Their optimism was more than offset by others. "The austerity measures [Greece] will have to implement and increased monitoring by the troika (the European Commission, ECB and IMF) amidst public outrage will make things harder and drive it deeper into recession," said Jennifer McKeown, senior European economist at Capital Economics. "There is a risk of a euro zone exit later this year." Joerg Kraemer, chief economist at Commerzbank AG in Frankfurt agreed. “Greece will find it difficult to shoulder even the reduced debt in the long-run if it does not implement far-reaching reforms,” he said. “The probability will rise in the second half of the year that a frustrated EU stops payments to Greece,” he added. “Does this alleviate the risk of imminent default?” posed Callum Henderson, global head of foreign-exchange research at Standard Chartered PLC in Singapore. “Yes, but not further out.
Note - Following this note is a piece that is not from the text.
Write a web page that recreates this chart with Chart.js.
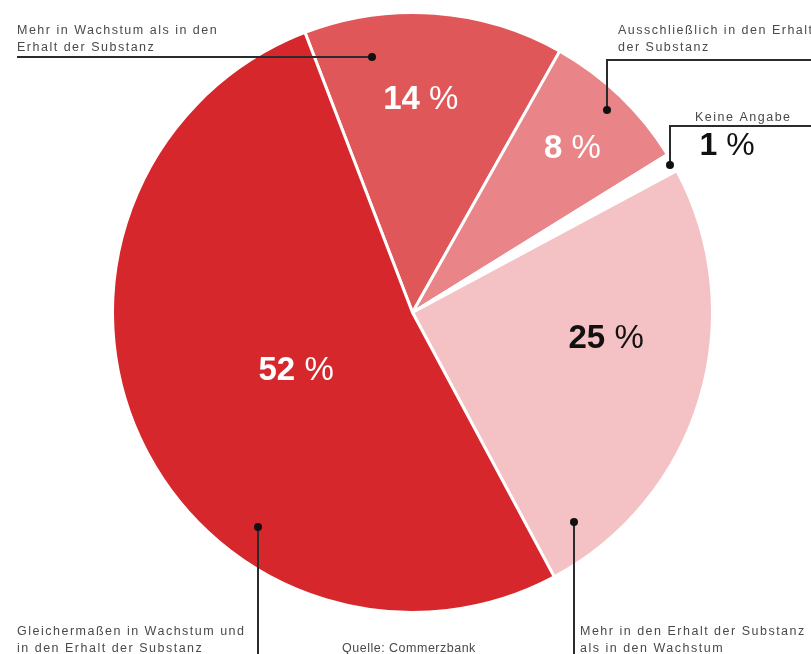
<!DOCTYPE html>
<html lang="de">
<head>
<meta charset="utf-8">
<title>Commerzbank Umfrage</title>
<script src="https://cdn.jsdelivr.net/npm/chart.js@4.4.1/dist/chart.umd.min.js"></script>
<style>
  html, body { margin: 0; padding: 0; background: #fff; }
  #wrap { width: 811px; height: 654px; position: relative; overflow: hidden; }
</style>
</head>
<body>
<div id="wrap"><canvas id="torte" width="811" height="654"></canvas></div>
<script>
// Antworten im Uhrzeigersinn, beginnend mit "Mehr in Wachstum ..."
const kategorien = [
  "Mehr in Wachstum als in den Erhalt der Substanz",
  "Ausschließlich in den Erhalt der Substanz",
  "Keine Angabe",
  "Mehr in den Erhalt der Substanz als in den Wachstum",
  "Gleichermaßen in Wachstum und in den Erhalt der Substanz"
];
const anteile = [14, 8, 1, 25, 52];
const farben = ["#e0575a", "#e98588", "#ffffff", "#f4c2c4", "#d6272c"];
const textFarben = ["#ffffff", "#ffffff", null, "#111111", "#ffffff"];

// Lage der Prozentzahlen im Segment: Anteil am Radius, Winkelversatz in Grad
const labelRadius = [0.72, 0.77, 0, 0.65, 0.43];
const labelWinkel = [-2, 0, 0, -10, -1];

// Beschriftungen mit Hinweislinien (Text, Linienzug, Punkt am Ende)
const hinweise = [
  { zeilen: ["Mehr in Wachstum als in den", "Erhalt der Substanz"], x: 17, y: 34,
    pfad: [[17, 57], [372, 57]] },
  { zeilen: ["Ausschließlich in den Erhalt", "der Substanz"], x: 618, y: 34,
    pfad: [[811, 60], [607, 60], [607, 110]] },
  { zeilen: ["Keine Angabe"], x: 695, y: 121,
    pfad: [[811, 126], [670, 126], [670, 165]] },
  { zeilen: ["Gleichermaßen in Wachstum und", "in den Erhalt der Substanz"], x: 17, y: 635,
    pfad: [[258, 654], [258, 527]] },
  { zeilen: ["Mehr in den Erhalt der Substanz", "als in den Wachstum"], x: 580, y: 635,
    pfad: [[574, 654], [574, 522]] }
];

const schrift = "'Liberation Sans', Arial, sans-serif";

function prozentText(ctx, wert, x, y, farbe, groesse) {
  // Zahl fett, Prozentzeichen etwas leichter
  const zahl = String(wert);
  ctx.fillStyle = farbe;
  ctx.textBaseline = "middle";
  ctx.textAlign = "left";
  ctx.font = "bold " + groesse + "px " + schrift;
  const wZahl = ctx.measureText(zahl).width;
  ctx.font = groesse + "px " + schrift;
  const wLuecke = groesse * 0.28;
  const wProz = ctx.measureText("%").width;
  const x0 = x - (wZahl + wLuecke + wProz) / 2;
  ctx.font = "bold " + groesse + "px " + schrift;
  ctx.fillText(zahl, x0, y);
  ctx.font = groesse + "px " + schrift;
  ctx.fillText("%", x0 + wZahl + wLuecke, y);
}

const beschriftung = {
  id: "beschriftung",
  afterDatasetsDraw(chart) {
    const ctx = chart.ctx;
    const arcs = chart.getDatasetMeta(0).data;
    ctx.save();

    // Prozentwerte in den Segmenten
    arcs.forEach((arc, i) => {
      if (!labelRadius[i]) return;
      const p = arc.getProps(["x", "y", "startAngle", "endAngle", "outerRadius"], true);
      const a = (p.startAngle + p.endAngle) / 2 + labelWinkel[i] * Math.PI / 180;
      const r = p.outerRadius * labelRadius[i];
      prozentText(ctx, anteile[i], p.x + Math.cos(a) * r, p.y + Math.sin(a) * r + 3, textFarben[i], 33);
    });

    // Hinweistexte mit Linien
    ctx.font = "12.5px " + schrift;
    ctx.letterSpacing = "1.5px";
    ctx.textBaseline = "alphabetic";
    ctx.textAlign = "left";
    hinweise.forEach(h => {
      ctx.fillStyle = "#4a4a4a";
      h.zeilen.forEach((z, k) => ctx.fillText(z, h.x, h.y + k * 17));
      ctx.strokeStyle = "#2b2b2b";
      ctx.lineWidth = 2;
      ctx.beginPath();
      h.pfad.forEach(([px, py], k) => k ? ctx.lineTo(px, py) : ctx.moveTo(px, py));
      ctx.stroke();
      const [ex, ey] = h.pfad[h.pfad.length - 1];
      ctx.fillStyle = "#111";
      ctx.beginPath();
      ctx.arc(ex, ey, 4, 0, Math.PI * 2);
      ctx.fill();
    });

    ctx.letterSpacing = "0.5px";
    ctx.fillStyle = "#4a4a4a";
    ctx.fillText("Quelle: Commerzbank", 342, 652);
    ctx.letterSpacing = "0px";

    // "Keine Angabe" steht außerhalb der Torte
    prozentText(ctx, anteile[2], 727, 146, "#111111", 32);
    ctx.restore();
  }
};

new Chart(document.getElementById("torte"), {
  type: "pie",
  data: {
    labels: kategorien,
    datasets: [{
      data: anteile,
      backgroundColor: farben,
      borderColor: "#ffffff",
      borderWidth: 3
    }]
  },
  options: {
    responsive: false,
    animation: false,
    rotation: -21,
    layout: { padding: { left: 111, right: 97, top: 11, bottom: 40 } },
    plugins: {
      legend: { display: false },
      tooltip: { enabled: false }
    },
    events: []
  },
  plugins: [beschriftung]
});
</script>
</body>
</html>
Further out, the concerns of a default will keep coming back."

Adding weight to the belief that Greece's problems are far from over, a nine-page confidential report prepared by experts from the EU, ECB and IMF said that Greece would likely need "extra relief" given the worsening state of the economy, noting that even with the bailout, the "Greek program may thus remain accident-prone, with questions about sustainability hanging over it."

Yet there was also a leaked document from Germany that reveals exactly where this saga is really headed. Clause 2, under the section titled "Proposal for the improvement of compliance," spells out that Greece "has to accept shifting budgetary sovereignty to the European level for a certain period of time." Furthermore, a budget commissioner "will have broad surveillance competences over public expenditure and a veto right against budget decisions not in line with the set budgetary targets and the rule giving priority to debt service.”

In other words, whether or not Greece remains in the EU, there can be no dispute that national sovereignty hangs in the balance. Furthermore, this ongoing debacle once again reveals that socialism produces no heroes. On one side, we have the Greeks themselves, brought literally kicking and screaming to the reality that they have indeed run out of other people's money to spend. On the other side, we have the trans-nationalist financiers and supra-national EU bureaucrats, concerned that Greek "contagion" may spread to other EU nations, most notably Spain and Italy, as well as banks in Germany and France. Yet that so-called concern for the plight of the Greeks themselves is disingenuous: there is little question that if contagion were not an integral part of the current equation, Greece would be (and may still be) left to its own devices.

Thus we have an epic tragedy that continues to unfold, even as it reveals the ultimate bankruptcy of socialism: the complete misunderstanding of human nature that engenders the unrealistic expectations of utopian overseers, and the ungrateful wards of their "beneficence."